Use the same LED strip and color temperature at both levels so the two bands read as a system. A difference in warmth between floor and ceiling lighting — one warm, one cool — introduces visual tension that undermines the calm of a minimalist room.

Dimming tip: Connect both strips to the same smart dimmer so they always change together. A floor strip at fifty percent and a ceiling strip at full brightness creates an imbalance that draws attention to the lighting itself rather than to the room.

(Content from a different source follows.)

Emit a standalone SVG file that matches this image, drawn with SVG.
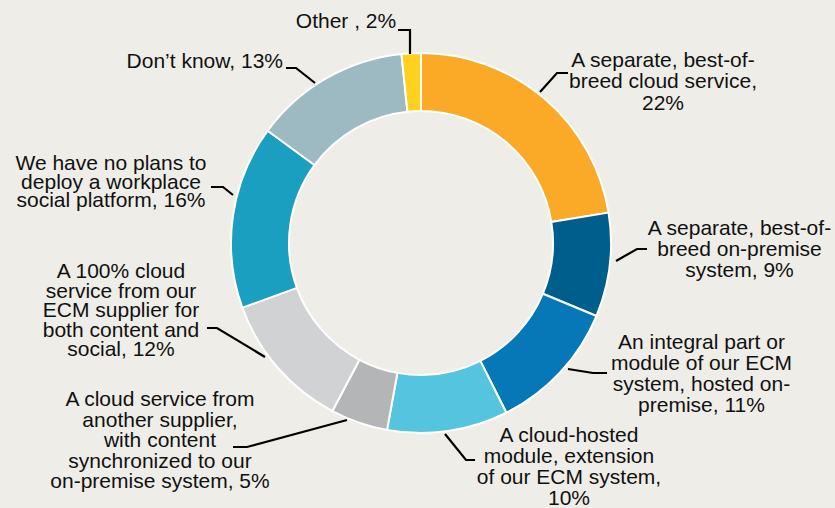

10. Backlit Fluted or Slatted Wall Panel

10 Modern LED Wall Decor Ideas for a Minimalist Living Room

Difficulty: Hard / 2–4 Days Est. Cost: $350–$1,000

A wall panel made from vertical timber slats or fluted MDF with LED strip lighting running behind it — between the panel and the wall — creates a living room feature wall that combines material texture with ambient illumination. The light glows through the gaps between the slats, casting vertical lines of shadow and glow across the wall behind and across the room floor.

The slat spacing determines the character of the light effect. Narrow gaps of five to eight millimetres create a subtle, diffused glow where the light blends between slats before reaching the eye. Wider gaps of fifteen to twenty millimetres allow more direct light through and create a more graphic alternating pattern of light and shadow. Both approaches work — the choice depends on whether the room needs more warmth or more drama.

Natural oak or walnut slats give the panel warmth that painted MDF cannot replicate, and the timber grain catches the backlighting in a way that adds depth even during daylight hours when the LEDs are off. Paint the wall behind the slats in a deep color — navy, charcoal, or forest green — so the light that reaches it glows against a saturated background rather than a plain white one.

Color tip: Warm white LEDs behind natural timber slats against a deep navy wall is one of the most consistently beautiful LED wall combinations possible in a minimalist living room. The three elements — warm light, organic wood, deep color — balance each other without any single element overpowering the others.